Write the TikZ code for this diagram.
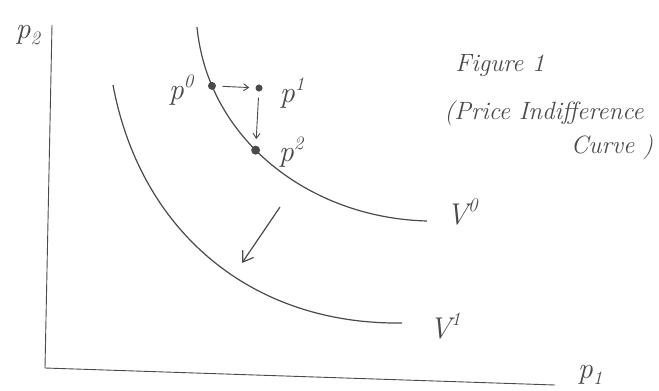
\documentclass[tikz,border=0pt]{standalone}
\usepackage{fontspec}
\usetikzlibrary{arrows.meta}
\definecolor{pencil}{HTML}{4A4A4A}
\newcommand{\hi}[1]{\raisebox{0.42em}{\fontsize{19}{20}\selectfont #1}}
\newcommand{\lo}[1]{\raisebox{-0.2em}{\fontsize{19}{20}\selectfont #1}}
\begin{document}
\begin{tikzpicture}[x=1pt,y=-1pt,
  axis/.style={draw=pencil,line width=0.9pt},
  curve/.style={draw=pencil,line width=1.2pt},
  dot/.style={circle,fill=pencil,inner sep=0pt,minimum size=#1},
  lbl/.style={text=pencil,font=\fontsize{30}{32}\selectfont\itshape},
  note/.style={text=pencil,font=\fontsize{25}{28}\selectfont\itshape},
  arr/.style={draw=pencil,line width=0.9pt,shorten <=6pt,shorten >=6pt,-{Straight Barb[length=5pt,width=7pt]}}]
\useasboundingbox (0,0) rectangle (659,391);
\fill[white] (0,0) rectangle (659,391);
% axes
\coordinate (ytop) at (52,25);
\coordinate (orig) at (45,368);
\coordinate (xend) at (555,385);
\draw[axis] (ytop) -- (orig) -- (xend);
\node[lbl] (p2ax) at (28,35) {p\lo{2}};
\node[lbl] (p1ax) at (590,375) {p\lo{1}};
% curves with the points on V0
\coordinate (v0a) at (197,27);
\coordinate (v0b) at (427,221);
\coordinate (v1a) at (113,85);
\coordinate (v1b) at (402,323);
\draw[curve] (v0a) .. controls (208,140) and (310,218) .. (v0b)
  node[dot=8pt,pos=0.185] (P0) {}
  node[dot=9pt,pos=0.43] (P2) {};
\draw[curve] (v1a) .. controls (140,230) and (250,325) .. (v1b);
\node[lbl] (v0) at (462,212) {V\hi{0}};
\node[lbl] (v1) at (445,326) {V\hi{1}};
% off-curve point
\node[dot=7pt] (P1) at (259,88) {};
\node[lbl] (P0l) at (181,90) {p\hi{0}};
\node[lbl] (P1l) at (292,93) {p\hi{1}};
\node[lbl] (P2l) at (291,152) {p\hi{2}};
\draw[arr] (P0) -- (P1);
\draw[arr] (P1) -- (P2);
% shift arrow
\coordinate (sa) at (280,207);
\coordinate (sb) at (242,263);
\draw[curve,-{Straight Barb[length=10pt,width=13pt]}] (sa) -- (sb);
% caption
\node[note] (fig) at (500,66) {Figure 1};
\node[note] (cap1) at (544,113) {(Price Indifference};
\node[note] (cap2) at (612,147) {Curve )};
\end{tikzpicture}
\end{document}
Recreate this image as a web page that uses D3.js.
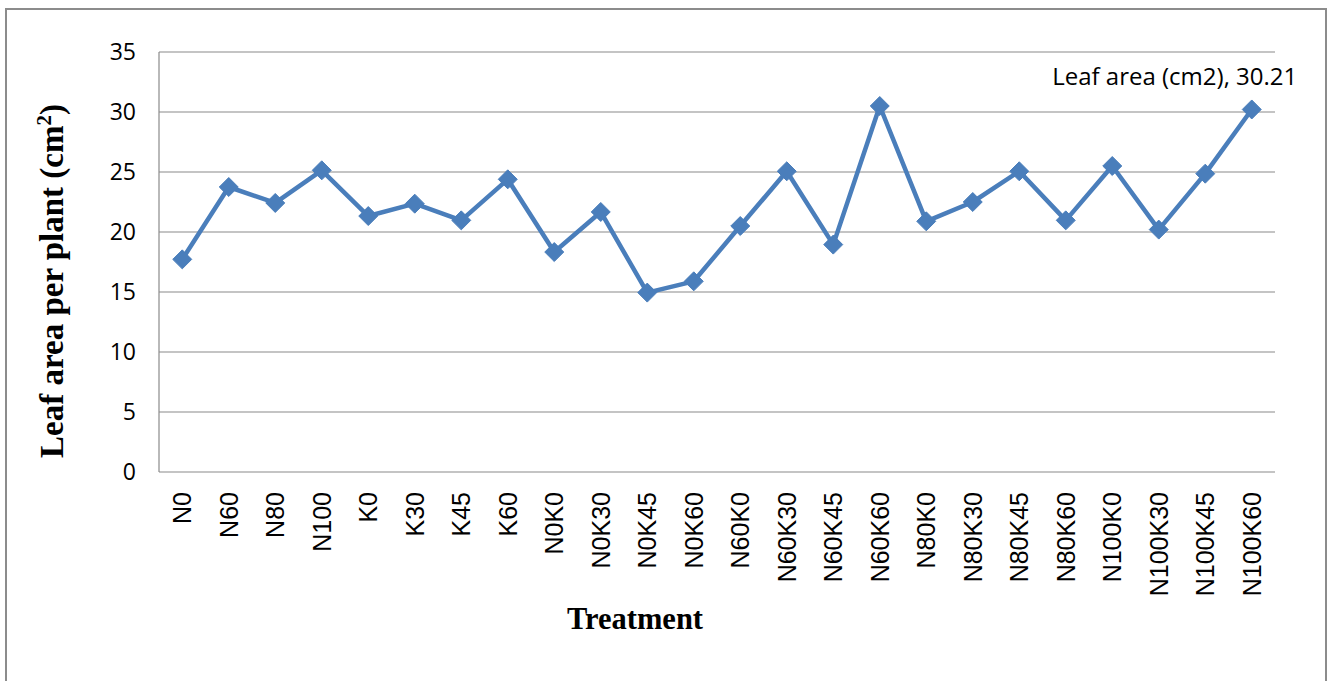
<!DOCTYPE html>
<html>
<head>
<meta charset="utf-8">
<script src="https://cdn.jsdelivr.net/npm/d3@7"></script>
<style>
  html, body { margin: 0; padding: 0; background: #fff; }
  svg { display: block; }
</style>
</head>
<body>
<svg id="chart" width="1328" height="681"></svg>
<script>
const categories = ["N0","N60","N80","N100","K0","K30","K45","K60","N0K0","N0K30","N0K45","N0K60",
  "N60K0","N60K30","N60K45","N60K60","N80K0","N80K30","N80K45","N80K60","N100K0","N100K30","N100K45","N100K60"];
const leafArea = [17.72, 23.75, 22.42, 25.14, 21.33, 22.36, 20.97, 24.39, 18.33, 21.67, 14.95, 15.89,
  20.5, 25.06, 18.95, 30.5, 20.89, 22.5, 25.06, 20.97, 25.5, 20.2, 24.86, 30.21];
const yTicks = [0, 5, 10, 15, 20, 25, 30, 35];
const seriesName = "Leaf area (cm2)";

const svg = d3.select("#chart");
const plot = { left: 159, right: 1275, top: 52, bottom: 472 };

// outer frame
svg.append("rect")
  .attr("x", 6).attr("y", 9).attr("width", 1320).attr("height", 690)
  .attr("fill", "#fff").attr("stroke", "#8c8c8c").attr("stroke-width", 2);

const x = d3.scaleBand().domain(categories).range([plot.left, plot.right]);
const y = d3.scaleLinear().domain([0, 35]).range([plot.bottom, plot.top]);

// gridlines
svg.append("g").selectAll("line").data(yTicks).join("line")
  .attr("x1", plot.left).attr("x2", plot.right)
  .attr("y1", d => y(d)).attr("y2", d => y(d))
  .attr("stroke", "#8a8a8a").attr("stroke-width", 1.2);

// left axis line
svg.append("line")
  .attr("x1", plot.left).attr("x2", plot.left)
  .attr("y1", plot.top).attr("y2", plot.bottom)
  .attr("stroke", "#8a8a8a").attr("stroke-width", 1.2);

// y axis
const yAxis = d3.axisLeft(y).tickValues(yTicks).tickSize(0).tickPadding(0);
const gy = svg.append("g").attr("transform", `translate(${plot.left - 23},0)`).call(yAxis);
gy.select(".domain").remove();
gy.selectAll("text")
  .attr("font-family", "'Open Sans', sans-serif")
  .attr("font-size", 23)
  .attr("fill", "#000");

// x axis
const xAxis = d3.axisBottom(x).tickSize(0).tickPadding(0);
const gx = svg.append("g").attr("transform", `translate(0,${plot.bottom})`).call(xAxis);
gx.select(".domain").remove();
gx.selectAll("text")
  .attr("font-family", "'Liberation Sans', Arial, sans-serif")
  .attr("font-size", 25)
  .attr("fill", "#000")
  .attr("text-anchor", "end")
  .attr("transform", "rotate(-90)")
  .attr("x", -20)
  .attr("y", 0)
  .attr("dy", "0.36em");

// line
const line = d3.line()
  .x((d, i) => x(categories[i]) + x.bandwidth() / 2)
  .y(d => y(d));
svg.append("path").datum(leafArea)
  .attr("d", line)
  .attr("fill", "none")
  .attr("stroke", "#4A7EBB")
  .attr("stroke-width", 4.5)
  .attr("stroke-linejoin", "round");

// markers
const diamond = d3.symbol().type(d3.symbolDiamond2).size(230);
svg.append("g").selectAll("path").data(leafArea).join("path")
  .attr("transform", (d, i) => `translate(${x(categories[i]) + x.bandwidth() / 2},${y(d)})`)
  .attr("d", diamond)
  .attr("fill", "#4A7EBB")
  .attr("stroke", "#4A7EBB")
  .attr("stroke-width", 1);

// data label on last point
const lastI = leafArea.length - 1;
svg.append("text")
  .attr("x", x(categories[lastI]) + x.bandwidth() / 2 - 77)
  .attr("y", y(leafArea[lastI]) - 24)
  .attr("text-anchor", "middle")
  .attr("font-family", "'Open Sans', sans-serif")
  .attr("font-size", 24)
  .attr("fill", "#000")
  .text(`${seriesName}, ${leafArea[lastI]}`);

// axis titles
svg.append("text")
  .attr("x", 635).attr("y", 629)
  .attr("text-anchor", "middle")
  .attr("font-family", "'Liberation Serif', 'Times New Roman', serif")
  .attr("font-weight", "bold")
  .attr("font-size", 30.5)
  .attr("fill", "#000")
  .text("Treatment");

const yt = svg.append("text")
  .attr("transform", "translate(63,281) rotate(-90)")
  .attr("text-anchor", "middle")
  .attr("font-family", "'Liberation Serif', 'Times New Roman', serif")
  .attr("font-weight", "bold")
  .attr("font-size", 33)
  .attr("fill", "#000");
yt.append("tspan").text("Leaf area per plant (cm");
yt.append("tspan").attr("baseline-shift", "super").attr("font-size", 21).text("2");
yt.append("tspan").text(")");
</script>
</body>
</html>
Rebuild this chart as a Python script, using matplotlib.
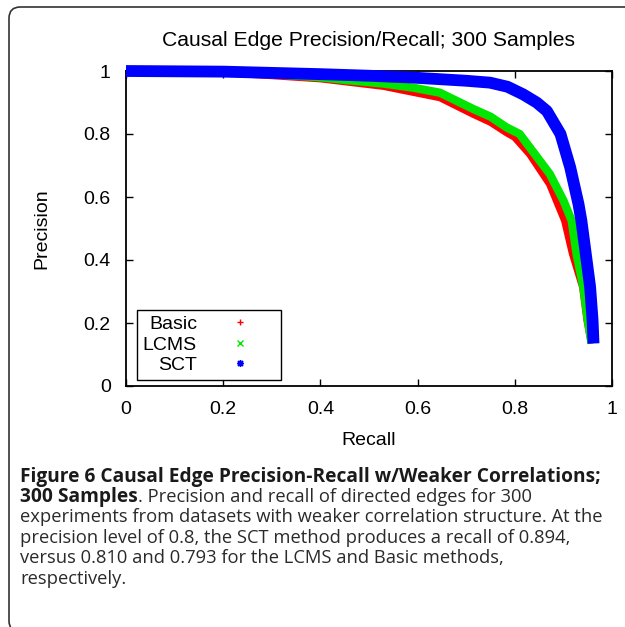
import matplotlib
matplotlib.use("Agg")
import matplotlib.pyplot as plt
from matplotlib.lines import Line2D
from matplotlib.patches import FancyBboxPatch

# -----------------------------------
# DATA
# -----------------------------------
basic_recall = [0.0, 0.10, 0.20, 0.30, 0.40, 0.454, 0.53, 0.591, 0.646, 0.715,
                0.75, 0.783, 0.80, 0.831, 0.872, 0.903, 0.919, 0.94, 0.949, 0.958]
basic_prec = [1.0, 1.0, 0.995, 0.986, 0.976, 0.966, 0.952, 0.933, 0.916, 0.863,
              0.838, 0.805, 0.79, 0.736, 0.641, 0.525, 0.42, 0.314, 0.209, 0.135]

lcms_recall = [0.0, 0.10, 0.20, 0.30, 0.40, 0.454, 0.53, 0.591, 0.646, 0.715,
               0.75, 0.783, 0.81, 0.831, 0.872, 0.90, 0.917, 0.927, 0.941, 0.95, 0.958]
lcms_prec = [1.0, 1.0, 0.997, 0.99, 0.98, 0.971, 0.96, 0.947, 0.931, 0.879,
             0.855, 0.821, 0.80, 0.757, 0.673, 0.589, 0.525, 0.42, 0.314, 0.209, 0.135]

sct_recall = [0.0, 0.20, 0.30, 0.40, 0.50, 0.591, 0.646, 0.70, 0.749, 0.785,
              0.817, 0.845, 0.866, 0.894, 0.914, 0.931, 0.937, 0.946, 0.955, 0.96, 0.962]
sct_prec = [1.0, 0.998, 0.994, 0.99, 0.985, 0.979, 0.974, 0.969, 0.963, 0.95,
            0.926, 0.90, 0.873, 0.80, 0.694, 0.578, 0.525, 0.42, 0.314, 0.209, 0.135]

series_names = ["Basic", "LCMS", "SCT"]
series_colors = ["#ff0000", "#00e600", "#0000ff"]
series_markers = ["+", "x", (8, 2, 0)]

ticks = [0, 0.2, 0.4, 0.6, 0.8, 1]
tick_labels = ["0", "0.2", "0.4", "0.6", "0.8", "1"]

caption_bold1 = "Figure 6 Causal Edge Precision-Recall w/Weaker Correlations;"
caption_bold2 = "300 Samples"
caption_lines = [
    ". Precision and recall of directed edges for 300",
    "experiments from datasets with weaker correlation structure. At the",
    "precision level of 0.8, the SCT method produces a recall of 0.894,",
    "versus 0.810 and 0.793 for the LCMS and Basic methods,",
    "respectively.",
]

# -----------------------------------
# FIGURE
# -----------------------------------
W, H = 625, 627
plt.rcParams["font.family"] = ["Liberation Sans", "DejaVu Sans"]
fig = plt.figure(figsize=(W / 100, H / 100), dpi=100)

def fx(px):
    return px / W

def fy(py):
    return 1 - py / H

ax = fig.add_axes([fx(126), fy(386), fx(612) - fx(126), fy(71) - fy(386)])

# thick bands stand in for the dense point clouds
widths = [5.5, 6, 8.5]
data = [(basic_recall, basic_prec), (lcms_recall, lcms_prec), (sct_recall, sct_prec)]
for (r, p), c, lw in zip(data, series_colors, widths):
    ax.plot(r, p, color=c, lw=lw, solid_capstyle="butt", clip_on=False, zorder=3)

ax.set_xlim(0, 1)
ax.set_ylim(0, 1)
ax.set_xticks(ticks)
ax.set_xticklabels(tick_labels)
ax.set_yticks(ticks)
ax.set_yticklabels(tick_labels)
ax.tick_params(direction="in", top=True, right=True, length=5, width=1,
               labelsize=14, pad=11)
for s in ax.spines.values():
    s.set_linewidth(1.3)

ax.set_xlabel("Recall", fontsize=14, labelpad=10)
ax.set_ylabel("Precision", fontsize=14, labelpad=24)

fig.text(fx(368), fy(46.5), "Causal Edge Precision/Recall; 300 Samples",
         fontsize=15.2, ha="center", va="baseline")

handles = [Line2D([], [], ls="none", marker=m, color=c, markersize=5, mew=1)
           for m, c in zip(series_markers, series_colors)]
leg = ax.legend(handles, series_names, loc="lower left",
                bbox_to_anchor=(0.0226, 0.019), borderaxespad=0,
                markerfirst=False, fontsize=14, handlelength=3.6,
                handletextpad=0.4, borderpad=0.3, labelspacing=0.15,
                fancybox=False, framealpha=1, edgecolor="black")
leg.get_frame().set_linewidth(1.0)

# -----------------------------------
# PAGE BORDER + CAPTION
# -----------------------------------
border = FancyBboxPatch((fx(9), fy(632)), fx(660) - fx(9), fy(7) - fy(632),
                        boxstyle="round,pad=0,rounding_size=0.018",
                        transform=fig.transFigure, fill=False,
                        edgecolor="#333333", lw=1.2, clip_on=False)
fig.patches.append(border)

cap_font = ["Open Sans", "DejaVu Sans"]
baselines = [482, 502, 522, 543, 563, 584]
fig.text(fx(20), fy(baselines[0]), caption_bold1, fontsize=13.8,
         fontweight="bold", family=cap_font, va="baseline", color="#1a1a1a")
t2 = fig.text(fx(20), fy(baselines[1]), caption_bold2, fontsize=13.8,
              fontweight="bold", family=cap_font, va="baseline", color="#1a1a1a")
renderer = fig.canvas.get_renderer()
bb = t2.get_window_extent(renderer)
fig.text(bb.x1 / W, fy(baselines[1]), caption_lines[0], fontsize=13.2,
         family=cap_font, va="baseline", color="#2a2a2a")
for line, b in zip(caption_lines[1:], baselines[2:]):
    fig.text(fx(20), fy(b), line, fontsize=13.2, family=cap_font,
             va="baseline", color="#2a2a2a")

fig.savefig("out.png", dpi=100)
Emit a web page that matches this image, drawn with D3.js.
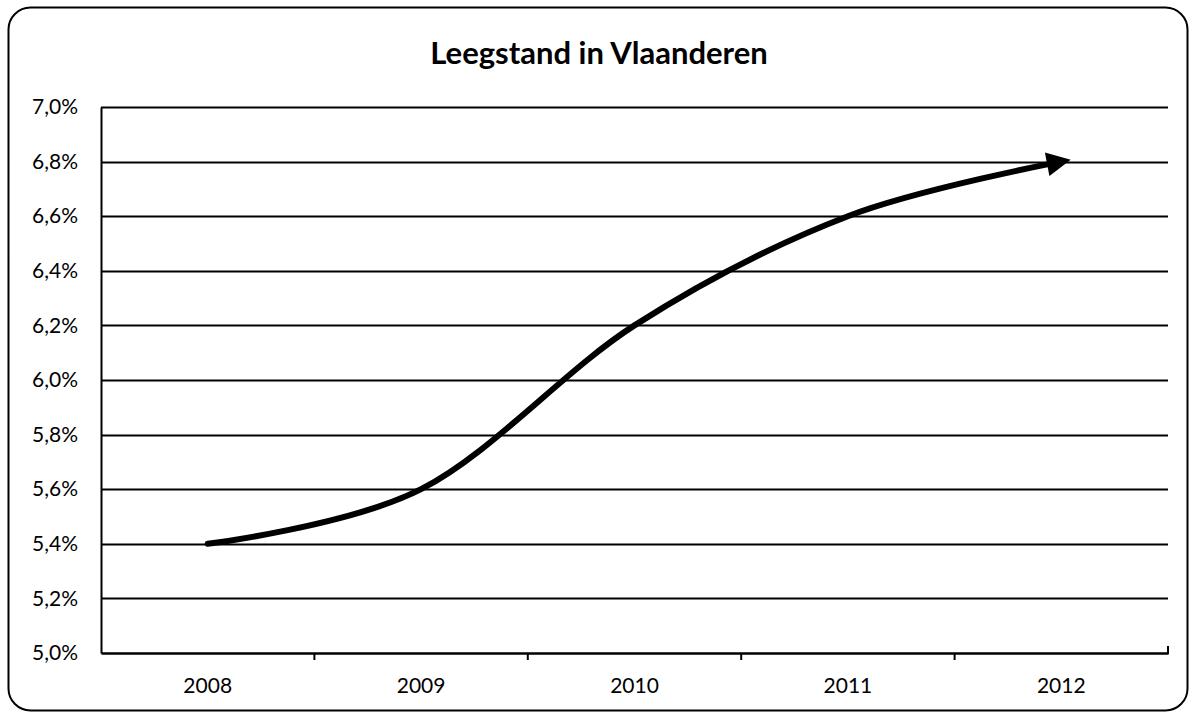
<!DOCTYPE html>
<html>
<head>
<meta charset="utf-8">
<script src="https://cdn.jsdelivr.net/npm/d3@7"></script>
<style>
  body { margin: 0; background: #fff; }
  svg text { font-family: Lato, "Open Sans", sans-serif; fill: #000; }
</style>
</head>
<body>
<div id="chart"></div>
<script>
var years = ["2008", "2009", "2010", "2011", "2012"];
var leegstand = [5.4, 5.6, 6.2, 6.6, 6.8];
var yTicks = [5.0, 5.2, 5.4, 5.6, 5.8, 6.0, 6.2, 6.4, 6.6, 6.8, 7.0];

var W = 1196, H = 718;
var margin = {top: 107, right: 28, bottom: 65, left: 101},
    width = W - margin.left - margin.right,
    height = H - margin.top - margin.bottom;

var svg = d3.select("#chart").append("svg")
    .attr("width", W)
    .attr("height", H);

// outer frame
svg.append("rect")
    .attr("x", 8.5).attr("y", 7.5)
    .attr("width", 1179).attr("height", 703)
    .attr("rx", 22).attr("ry", 22)
    .attr("fill", "none")
    .attr("stroke", "#000")
    .attr("stroke-width", 2);

svg.append("text")
    .attr("x", 599)
    .attr("y", 64)
    .attr("text-anchor", "middle")
    .style("font-size", "31px")
    .style("font-weight", "bold")
    .text("Leegstand in Vlaanderen");

var g = svg.append("g")
    .attr("transform", "translate(" + margin.left + "," + margin.top + ")");

var x = d3.scaleBand().domain(years).range([0, width]);
var y = d3.scaleLinear().domain([5.0, 7.0]).range([height, 0]);

// gridlines
g.selectAll(".grid")
    .data(yTicks.slice(1))
  .enter().append("line")
    .attr("x1", 0).attr("x2", width)
    .attr("y1", function(d) { return Math.round(y(d)) + 0.5; })
    .attr("y2", function(d) { return Math.round(y(d)) + 0.5; })
    .attr("stroke", "#000")
    .attr("stroke-width", 2);

// y axis
var yAxis = g.append("g")
    .call(d3.axisLeft(y).tickValues(yTicks).tickSize(0).tickPadding(23)
        .tickFormat(function(d) { return d3.format(".1f")(d).replace(".", ",") + "%"; }));
yAxis.select(".domain").attr("stroke-width", 2);
yAxis.selectAll("text").style("font-size", "21px");

// x axis
var xAxis = g.append("g")
    .attr("transform", "translate(0," + height + ")")
    .call(d3.axisBottom(x).tickSize(0).tickPadding(25));
xAxis.select(".domain").attr("stroke-width", 2.5);
xAxis.selectAll("text").style("font-size", "21px");

// category boundary ticks
g.selectAll(".xtick")
    .data(years.slice(1))
  .enter().append("line")
    .attr("x1", function(d) { return x(d); })
    .attr("x2", function(d) { return x(d); })
    .attr("y1", height).attr("y2", height + 7)
    .attr("stroke", "#000")
    .attr("stroke-width", 2);
g.append("line")
    .attr("x1", width).attr("x2", width)
    .attr("y1", height - 7).attr("y2", height + 1)
    .attr("stroke", "#000")
    .attr("stroke-width", 2);

// arrow head
svg.append("defs").append("marker")
    .attr("id", "arrow")
    .attr("viewBox", "0 0 10 10")
    .attr("refX", 6).attr("refY", 5)
    .attr("markerWidth", 5).attr("markerHeight", 4)
    .attr("orient", "auto")
    .attr("markerUnits", "strokeWidth")
  .append("path")
    .attr("d", "M0,0L10,5L0,10z")
    .attr("fill", "#000");

var line = d3.line()
    .x(function(d, i) { return x(years[i]) + x.bandwidth() / 2; })
    .y(function(d) { return y(d); })
    .curve(d3.curveCardinal.tension(0));

g.append("path")
    .datum(leegstand)
    .attr("d", line)
    .attr("fill", "none")
    .attr("stroke", "#000")
    .attr("stroke-width", 6)
    .attr("stroke-linecap", "round")
    .attr("marker-end", "url(#arrow)");
</script>
</body>
</html>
■ ■ ■ ■ ■
Reproduce exactly the lines above starting at the line containing "Rebuild this chart" and ending at the line containing "0.578, 0.525, 0.42, 0.314, 0.209, 0.135]", including both, but not the pictures.

■ **Response**
Rebuild this chart as a Python script, using matplotlib.
import matplotlib
matplotlib.use("Agg")
import matplotlib.pyplot as plt
from matplotlib.lines import Line2D
from matplotlib.patches import FancyBboxPatch

# -----------------------------------
# DATA
# -----------------------------------
basic_recall = [0.0, 0.10, 0.20, 0.30, 0.40, 0.454, 0.53, 0.591, 0.646, 0.715,
                0.75, 0.783, 0.80, 0.831, 0.872, 0.903, 0.919, 0.94, 0.949, 0.958]
basic_prec = [1.0, 1.0, 0.995, 0.986, 0.976, 0.966, 0.952, 0.933, 0.916, 0.863,
              0.838, 0.805, 0.79, 0.736, 0.641, 0.525, 0.42, 0.314, 0.209, 0.135]

lcms_recall = [0.0, 0.10, 0.20, 0.30, 0.40, 0.454, 0.53, 0.591, 0.646, 0.715,
               0.75, 0.783, 0.81, 0.831, 0.872, 0.90, 0.917, 0.927, 0.941, 0.95, 0.958]
lcms_prec = [1.0, 1.0, 0.997, 0.99, 0.98, 0.971, 0.96, 0.947, 0.931, 0.879,
             0.855, 0.821, 0.80, 0.757, 0.673, 0.589, 0.525, 0.42, 0.314, 0.209, 0.135]

sct_recall = [0.0, 0.20, 0.30, 0.40, 0.50, 0.591, 0.646, 0.70, 0.749, 0.785,
              0.817, 0.845, 0.866, 0.894, 0.914, 0.931, 0.937, 0.946, 0.955, 0.96, 0.962]
sct_prec = [1.0, 0.998, 0.994, 0.99, 0.985, 0.979, 0.974, 0.969, 0.963, 0.95,
            0.926, 0.90, 0.873, 0.80, 0.694, 0.578, 0.525, 0.42, 0.314, 0.209, 0.135]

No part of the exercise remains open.